Given instruction
Find how many lines of the listing below include the word "that", then report the number by itself.

Listed entries
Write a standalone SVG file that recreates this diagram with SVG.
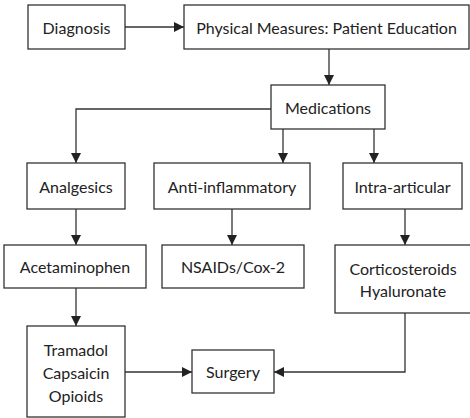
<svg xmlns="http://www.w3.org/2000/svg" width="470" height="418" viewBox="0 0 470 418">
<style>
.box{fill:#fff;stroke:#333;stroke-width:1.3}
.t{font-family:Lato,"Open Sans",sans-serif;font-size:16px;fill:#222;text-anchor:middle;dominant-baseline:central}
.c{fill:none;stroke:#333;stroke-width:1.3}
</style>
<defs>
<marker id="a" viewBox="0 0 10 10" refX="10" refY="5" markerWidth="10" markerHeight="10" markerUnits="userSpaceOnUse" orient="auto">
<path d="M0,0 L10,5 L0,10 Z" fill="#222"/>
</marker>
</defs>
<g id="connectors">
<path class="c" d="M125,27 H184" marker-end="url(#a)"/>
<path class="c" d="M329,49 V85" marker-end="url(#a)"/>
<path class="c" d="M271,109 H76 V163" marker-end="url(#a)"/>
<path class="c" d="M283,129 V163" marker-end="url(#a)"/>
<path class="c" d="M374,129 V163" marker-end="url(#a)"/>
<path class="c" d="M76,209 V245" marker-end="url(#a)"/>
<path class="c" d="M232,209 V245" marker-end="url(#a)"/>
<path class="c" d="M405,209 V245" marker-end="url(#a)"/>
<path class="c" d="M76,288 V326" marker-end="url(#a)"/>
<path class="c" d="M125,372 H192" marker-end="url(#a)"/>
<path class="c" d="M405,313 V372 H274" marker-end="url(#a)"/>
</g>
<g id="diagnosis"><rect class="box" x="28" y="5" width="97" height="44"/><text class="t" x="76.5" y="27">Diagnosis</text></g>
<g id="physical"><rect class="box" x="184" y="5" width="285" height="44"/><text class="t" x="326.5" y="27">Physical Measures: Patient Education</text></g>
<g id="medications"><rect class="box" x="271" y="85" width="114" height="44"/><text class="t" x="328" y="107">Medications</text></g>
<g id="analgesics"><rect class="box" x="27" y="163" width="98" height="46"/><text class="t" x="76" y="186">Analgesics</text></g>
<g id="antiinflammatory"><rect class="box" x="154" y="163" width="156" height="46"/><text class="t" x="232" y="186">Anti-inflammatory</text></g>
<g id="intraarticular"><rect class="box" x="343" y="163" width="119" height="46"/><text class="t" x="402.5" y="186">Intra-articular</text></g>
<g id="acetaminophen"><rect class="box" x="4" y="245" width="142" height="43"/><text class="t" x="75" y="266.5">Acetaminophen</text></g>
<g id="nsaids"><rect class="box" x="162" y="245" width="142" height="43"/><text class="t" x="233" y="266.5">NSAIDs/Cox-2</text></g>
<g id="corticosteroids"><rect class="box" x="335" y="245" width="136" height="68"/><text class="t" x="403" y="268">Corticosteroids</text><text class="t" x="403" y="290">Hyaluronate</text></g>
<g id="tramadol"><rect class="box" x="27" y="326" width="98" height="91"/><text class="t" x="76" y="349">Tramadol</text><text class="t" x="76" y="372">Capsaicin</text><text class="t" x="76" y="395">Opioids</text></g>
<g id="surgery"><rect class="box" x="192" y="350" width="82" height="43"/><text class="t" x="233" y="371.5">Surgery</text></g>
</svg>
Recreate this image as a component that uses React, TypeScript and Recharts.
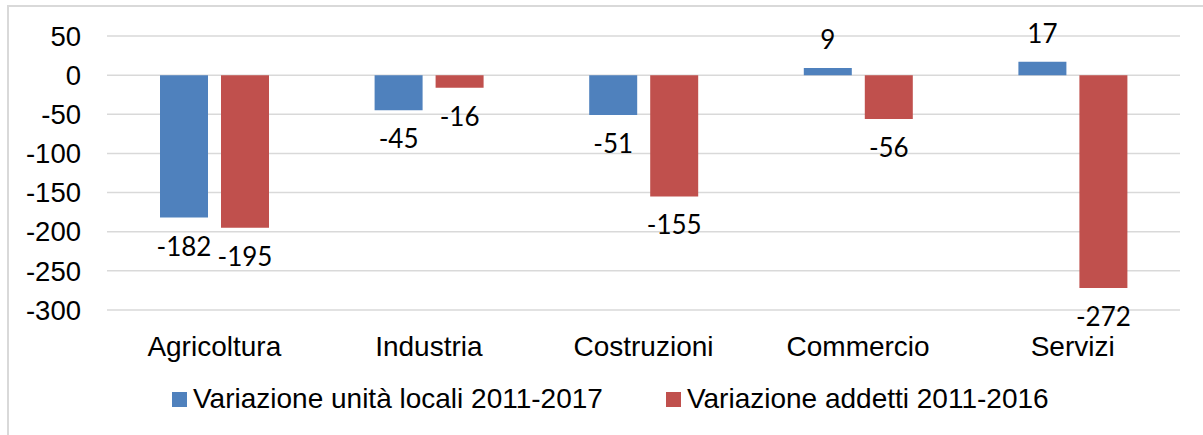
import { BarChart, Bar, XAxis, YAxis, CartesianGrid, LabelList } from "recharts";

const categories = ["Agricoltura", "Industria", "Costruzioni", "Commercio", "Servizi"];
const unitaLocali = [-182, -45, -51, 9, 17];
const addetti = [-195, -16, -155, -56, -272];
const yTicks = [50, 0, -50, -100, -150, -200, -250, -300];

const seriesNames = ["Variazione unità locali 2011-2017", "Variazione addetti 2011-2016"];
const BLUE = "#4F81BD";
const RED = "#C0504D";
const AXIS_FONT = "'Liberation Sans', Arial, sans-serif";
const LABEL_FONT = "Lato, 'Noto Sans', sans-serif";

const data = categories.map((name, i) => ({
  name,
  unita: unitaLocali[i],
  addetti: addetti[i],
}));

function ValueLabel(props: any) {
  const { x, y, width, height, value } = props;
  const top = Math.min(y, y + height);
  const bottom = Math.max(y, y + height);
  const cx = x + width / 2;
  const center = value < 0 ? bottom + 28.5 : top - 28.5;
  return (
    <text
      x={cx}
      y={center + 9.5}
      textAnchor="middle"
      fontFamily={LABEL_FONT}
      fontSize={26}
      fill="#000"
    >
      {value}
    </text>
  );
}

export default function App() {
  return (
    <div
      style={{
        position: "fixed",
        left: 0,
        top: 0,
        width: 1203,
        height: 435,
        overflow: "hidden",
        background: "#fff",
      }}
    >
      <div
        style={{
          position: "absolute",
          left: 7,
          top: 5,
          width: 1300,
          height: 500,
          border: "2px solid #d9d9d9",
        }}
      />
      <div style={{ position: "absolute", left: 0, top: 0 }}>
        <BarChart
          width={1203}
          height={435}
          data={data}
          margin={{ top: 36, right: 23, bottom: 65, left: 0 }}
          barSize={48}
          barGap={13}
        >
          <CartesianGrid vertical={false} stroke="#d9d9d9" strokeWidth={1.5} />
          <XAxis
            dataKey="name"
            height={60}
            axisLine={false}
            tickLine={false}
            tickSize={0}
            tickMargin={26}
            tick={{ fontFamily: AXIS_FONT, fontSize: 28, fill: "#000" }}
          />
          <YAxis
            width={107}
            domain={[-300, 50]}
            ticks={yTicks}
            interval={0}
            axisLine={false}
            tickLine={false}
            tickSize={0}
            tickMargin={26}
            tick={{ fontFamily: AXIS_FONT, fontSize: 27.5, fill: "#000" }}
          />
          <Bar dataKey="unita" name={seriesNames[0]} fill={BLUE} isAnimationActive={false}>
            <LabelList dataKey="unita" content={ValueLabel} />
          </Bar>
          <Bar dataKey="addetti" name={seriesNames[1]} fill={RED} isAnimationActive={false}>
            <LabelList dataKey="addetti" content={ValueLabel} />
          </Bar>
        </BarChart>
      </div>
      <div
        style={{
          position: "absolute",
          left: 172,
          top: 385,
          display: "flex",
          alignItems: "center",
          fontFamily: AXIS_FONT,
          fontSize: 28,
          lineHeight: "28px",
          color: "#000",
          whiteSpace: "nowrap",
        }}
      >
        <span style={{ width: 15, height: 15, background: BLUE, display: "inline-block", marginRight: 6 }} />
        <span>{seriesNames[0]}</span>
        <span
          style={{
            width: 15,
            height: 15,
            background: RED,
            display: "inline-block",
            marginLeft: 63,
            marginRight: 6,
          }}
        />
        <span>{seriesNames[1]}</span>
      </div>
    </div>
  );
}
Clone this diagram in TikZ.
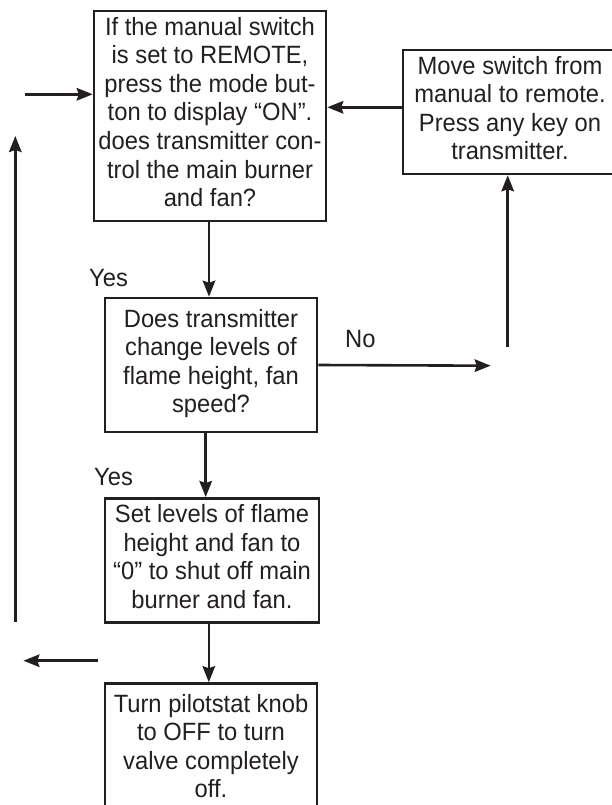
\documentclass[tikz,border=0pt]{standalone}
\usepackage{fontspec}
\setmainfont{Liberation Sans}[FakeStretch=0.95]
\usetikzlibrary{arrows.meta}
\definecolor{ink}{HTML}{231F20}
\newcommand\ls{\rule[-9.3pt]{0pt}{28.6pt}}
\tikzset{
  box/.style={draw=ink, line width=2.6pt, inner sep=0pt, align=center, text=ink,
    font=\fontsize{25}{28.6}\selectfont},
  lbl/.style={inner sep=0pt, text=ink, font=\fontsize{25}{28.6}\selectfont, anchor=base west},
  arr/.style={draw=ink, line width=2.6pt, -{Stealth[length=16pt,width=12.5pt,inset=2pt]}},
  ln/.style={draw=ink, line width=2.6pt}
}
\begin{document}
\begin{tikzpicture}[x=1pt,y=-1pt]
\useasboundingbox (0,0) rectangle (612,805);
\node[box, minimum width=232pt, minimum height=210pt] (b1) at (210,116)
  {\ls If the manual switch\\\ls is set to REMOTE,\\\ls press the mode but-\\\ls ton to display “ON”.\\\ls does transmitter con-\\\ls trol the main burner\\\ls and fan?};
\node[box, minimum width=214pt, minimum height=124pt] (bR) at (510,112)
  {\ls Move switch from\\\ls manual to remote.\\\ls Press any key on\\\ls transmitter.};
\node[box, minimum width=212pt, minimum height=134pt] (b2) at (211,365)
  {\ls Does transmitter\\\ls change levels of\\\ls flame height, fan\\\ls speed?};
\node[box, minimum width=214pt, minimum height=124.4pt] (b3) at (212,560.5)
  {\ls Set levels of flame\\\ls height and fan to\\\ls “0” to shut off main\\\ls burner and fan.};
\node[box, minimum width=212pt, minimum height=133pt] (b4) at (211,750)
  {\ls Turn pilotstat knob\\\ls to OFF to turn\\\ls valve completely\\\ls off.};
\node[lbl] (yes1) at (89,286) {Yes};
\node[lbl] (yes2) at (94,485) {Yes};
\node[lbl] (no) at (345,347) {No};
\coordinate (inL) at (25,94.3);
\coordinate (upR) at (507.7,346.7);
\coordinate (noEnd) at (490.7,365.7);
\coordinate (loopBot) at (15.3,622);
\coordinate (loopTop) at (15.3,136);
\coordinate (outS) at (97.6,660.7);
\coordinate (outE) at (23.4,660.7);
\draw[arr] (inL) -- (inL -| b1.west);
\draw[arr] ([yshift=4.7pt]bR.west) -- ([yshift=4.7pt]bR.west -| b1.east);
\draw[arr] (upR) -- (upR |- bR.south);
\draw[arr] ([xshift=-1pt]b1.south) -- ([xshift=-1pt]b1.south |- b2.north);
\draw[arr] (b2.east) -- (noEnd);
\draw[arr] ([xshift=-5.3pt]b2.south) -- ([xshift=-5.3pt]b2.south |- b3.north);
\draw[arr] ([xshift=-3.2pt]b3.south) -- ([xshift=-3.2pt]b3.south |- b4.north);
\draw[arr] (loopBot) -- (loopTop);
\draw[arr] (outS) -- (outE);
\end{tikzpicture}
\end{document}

Finished answer
2